Throughout its young existence, TheWaveVR has worked with artists to create environments and interstitial shareable psychedelic experiences called "Trips" (wiiiiiiiiiiiink). In The Distracted Globe, one of those artists used VR illustration tool Tiltbrush to design an array of enormous floating arcade cabinets for games that figure prominently in the original 2011 novel: Wizard of Wor, Robotron 2084, Joust. At various times, the glowing behemoths appear, hovering dozens of feet above the dancefloor. At other times, enormous orbs materialize, concealing giant keys like the ones being sought in the treasure hunt that forms the backbone of RPO.
The wonder of those moments are what turn just another ancillary marketing tool into a lasting memory. The book and movie are built on a substrate of easter eggs and pop-culture references, but while those are undeniably present in TheWaveVR's experience, they're not what stay with you. At least, they're not what stayed with me.
I've spent a lot of time in VR—hell, I wrote a book about it (shameless plug!)—so I sometimes make the mistake of thinking I've seen just about everything there is to see in a headset, including most of the stuff that's in The Distracted Globe. I've flown. I've been in zero-gravity environments. I've danced. I've experienced no shortage of what can only be called "trippy shit." But flying with Lemke among those titanic creations, flying into them, then interacting with what we found within, is an all-too-rare distillation of VR's greatest promise: Sharing something beautiful, and otherwise unattainable, with another person.

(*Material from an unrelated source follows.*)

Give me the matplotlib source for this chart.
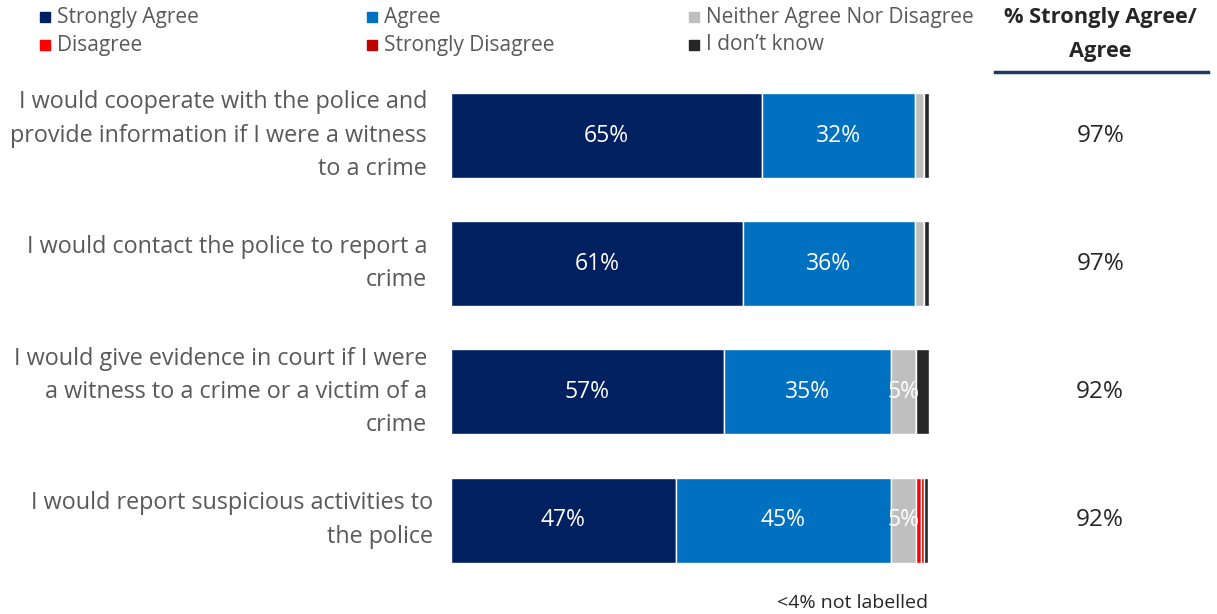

Given the way so many of today's social VR platforms seek to replicate elements of the OASIS, I assumed that we'd be seeing experiences like this when the movie finally came out. What I didn't anticipate is that I'd find in one of them a reason to bring friends back to TheWaveVR—or meet new ones in there. And that reason, hidden among the game references and dancing comic-book characters, was anything but "wavever."